Last week I wrote about Neoglyphic Entertainment, which responded to criticism of the rules of its Neoverse writing competition by engaging in productive dialogue and ultimately making the rules more author-friendly.
Not everyone in the small press world is so open to change. In my experience, and that of the countless authors who’ve contacted me about their publisher troubles, small presses are at least as likely to react to critiques of their contracts or business practices with defensiveness and anger. Or even, sometimes, attempts at retaliation.
Case in point: Almond Press, whose short story competition I featured here last July. Essentially, the competition was a way for Almond to gather free material for an anthology–the competition winner received a cash prize but none of the other entrants received any payment other than “exposure.” (The anthology lineup can be seen here.) I wrote,
Even if Almond isn’t reaping a secret profit from free stories, though, this is yet another example of the increasingly prevalent writing culture that urges authors to work for exposure, rather than for fair monetary compensation. Sometimes, exposure may be indeed be worth it–if Tor were to run a similar competition (not that it would), it might be worth entering. But where exposure is the main or only compensation for publication, you really need to parse its meaning. Does publication in an anthology from an obscure small press with Amazon sales rankings in the hundred thousands constitute “exposure?” If so, is it an equitable tradeoff for being paid for the exploitation of your intellectual property?
Well, Almond Press was not happy with that assessment, which is understandable. But did they change the competition rules? Did they decide to compensate all their authors? Did they contact me to discuss my post or even to threaten me with legal action?
No. Nothing that mature.
Last week I was checking my books on Goodreads, which I do sometimes to see if there’ve been any new reviews (yes, yes. I know). I noticed a brand-new one-star rating on one of them, from…could it be? Almond Press!
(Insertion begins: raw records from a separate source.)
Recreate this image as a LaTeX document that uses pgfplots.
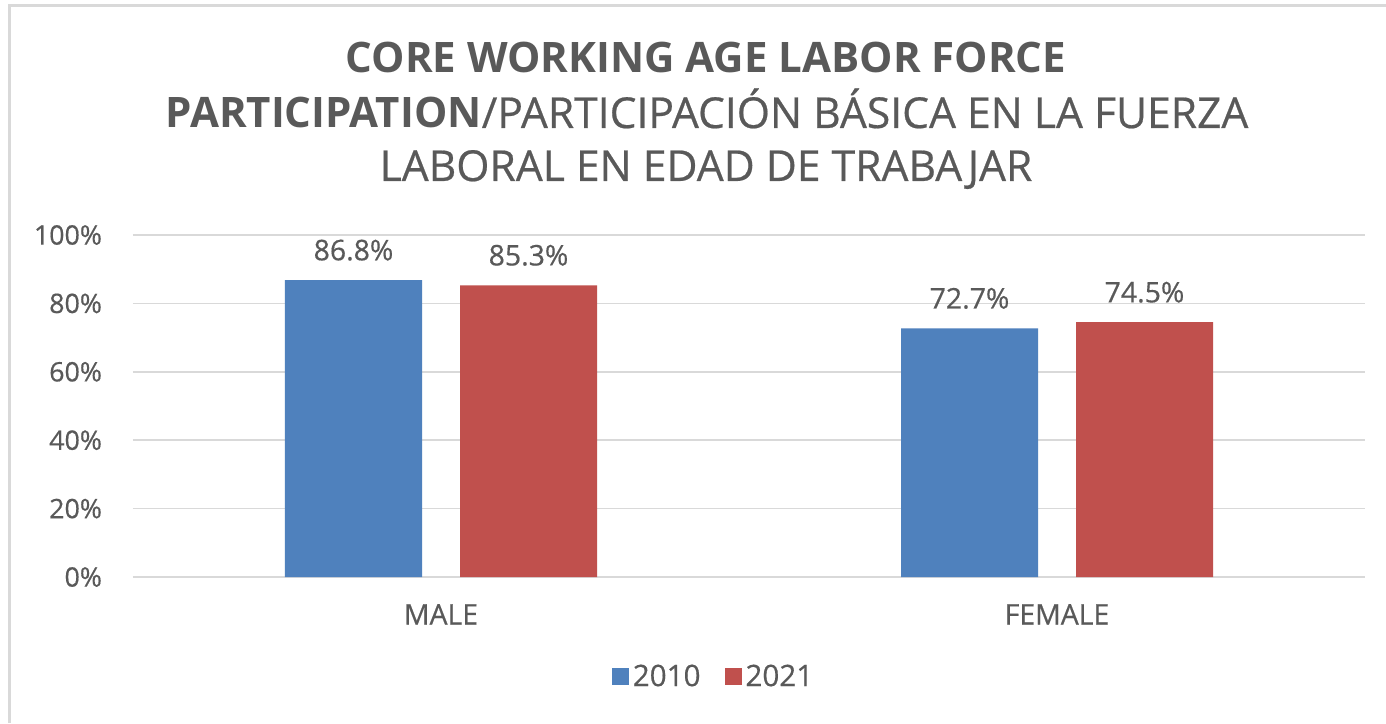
\documentclass[border=0pt]{standalone}
\usepackage{fontspec}
\setmainfont{Open Sans}[UprightFeatures={FakeBold=0.5}, BoldFeatures={FakeBold=0}]
\usepackage{pgfplots}
\pgfplotsset{compat=1.18}
\definecolor{cblue}{HTML}{4F81BD}
\definecolor{cred}{HTML}{C0504D}
\definecolor{txt}{HTML}{595959}
\definecolor{gridc}{HTML}{D9D9D9}
\begin{document}
\begin{tikzpicture}[x=1pt,y=1pt]
\useasboundingbox (0,0) rectangle (693,361.5);
\fill[white] (0,0) rectangle (693,361.5);
\draw[gridc, line width=1.5pt] (4.75,0) -- (4.75,358.75) -- (693,358.75);
\node[anchor=base, text=txt, font=\fontsize{21}{24}\selectfont\bfseries, inner sep=0pt] at (353,325) {CORE WORKING AGE LABOR FORCE};
\node[anchor=base, text=txt, font=\fontsize{21.3}{24}\selectfont, inner sep=0pt] at (353.5,297.5) {{\fontsize{21}{24}\selectfont\bfseries PARTICIPATION}/PARTICIPACIÓN BÁSICA EN LA FUERZA};
\node[anchor=base, text=txt, font=\fontsize{21.3}{24}\selectfont, inner sep=0pt] at (353,271) {LABORAL EN EDAD DE TRABAJAR};
\begin{axis}[
  at={(66.5pt,73pt)}, anchor=south west,
  scale only axis, width=616pt, height=171pt,
  xmin=-0.5, xmax=1.5, ymin=0, ymax=100,
  clip=false,
  axis line style={draw=none},
  xtick style={draw=none}, ytick style={draw=none},
  ymajorgrids, grid style={gridc, line width=0.8pt},
  xtick={0,1}, xticklabels={MALE,FEMALE},
  ytick={0,20,40,60,80,100},
  yticklabels={0\%,20\%,40\%,60\%,80\%,100\%},
  tick label style={text=txt},
  yticklabel style={font=\fontsize{13.4}{15}\selectfont, xshift=-12pt},
  xticklabel style={font=\fontsize{14.2}{16}\selectfont, anchor=base, yshift=-19.5pt},
  ybar, bar width=68.5pt,
  nodes near coords, point meta=explicit symbolic,
  every node near coord/.append style={text=txt, font=\fontsize{14.2}{16}\selectfont, yshift=6.2pt},
  legend columns=2,
  legend style={at={(0.472,-0.292)}, anchor=center, draw=none, fill=none,
    font=\fontsize{14.8}{16}\selectfont, text=txt,
    /tikz/every even column/.append style={column sep=10pt}},
  legend image code/.code={\fill[#1] (0pt,-4.25pt) rectangle (8.5pt,4.25pt);},
]
\addplot[fill=cblue, draw=none, bar shift=-43.75pt] coordinates {(0,86.8) [86.8\%] (1,72.7) [72.7\%]};
\addplot[fill=cred, draw=none, bar shift=43.75pt] coordinates {(0,85.3) [85.3\%] (1,74.5) [74.5\%]};
\legend{2010,2021}
\end{axis}
\end{tikzpicture}
\end{document}
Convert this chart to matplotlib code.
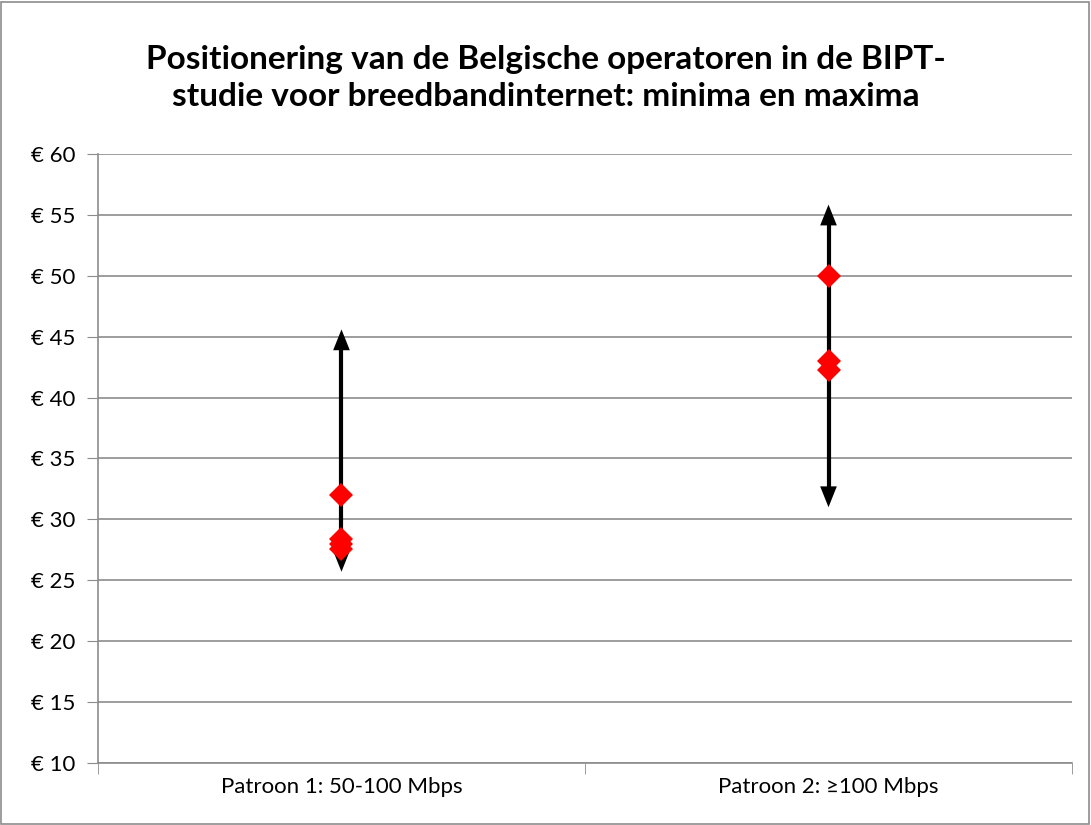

Interesting, I thought. So I clicked on Almond’s profile…and what should I discover but this:
That’s right. Almond Press had revenge-rated every single one of my books. Clearly, a small press staffed by grownups.
I contacted Goodreads, which told me that everyone is entitled to an opinion–which is certainly true, if it’s actually an opinion and not a childish attempt at retaliation. So it would appear that Almond’s revenge-ratings are there to stay. Not that big of a deal, really–unless, of course, you think that publishers should respond to criticism in a forthright and professional manner.
Hmm. Maybe I should check Amazon.
How petty and unprofessional, and how stupid of them to do it under their business name for everyone to see. Who wants to work with a press that behaves like that? Thanks for bringing it to our attention.
I've been an Amazon seller for years, & other sellers, in addition to Amazon themselves, have told me that ratings dont mean too much. Apparently Amazon values dependability, & they let sales speak for themselves.
Wow. It never ceases to amaze that these supposed professionals (ha) don't understand the status and trust you've won in the field. I wonder if they have any idea that writers share information? That writing forums and professional societies react to such monstrous behavior? That this infantile and negligible revenge will rebound and tarnish them forever? Boggles the mind.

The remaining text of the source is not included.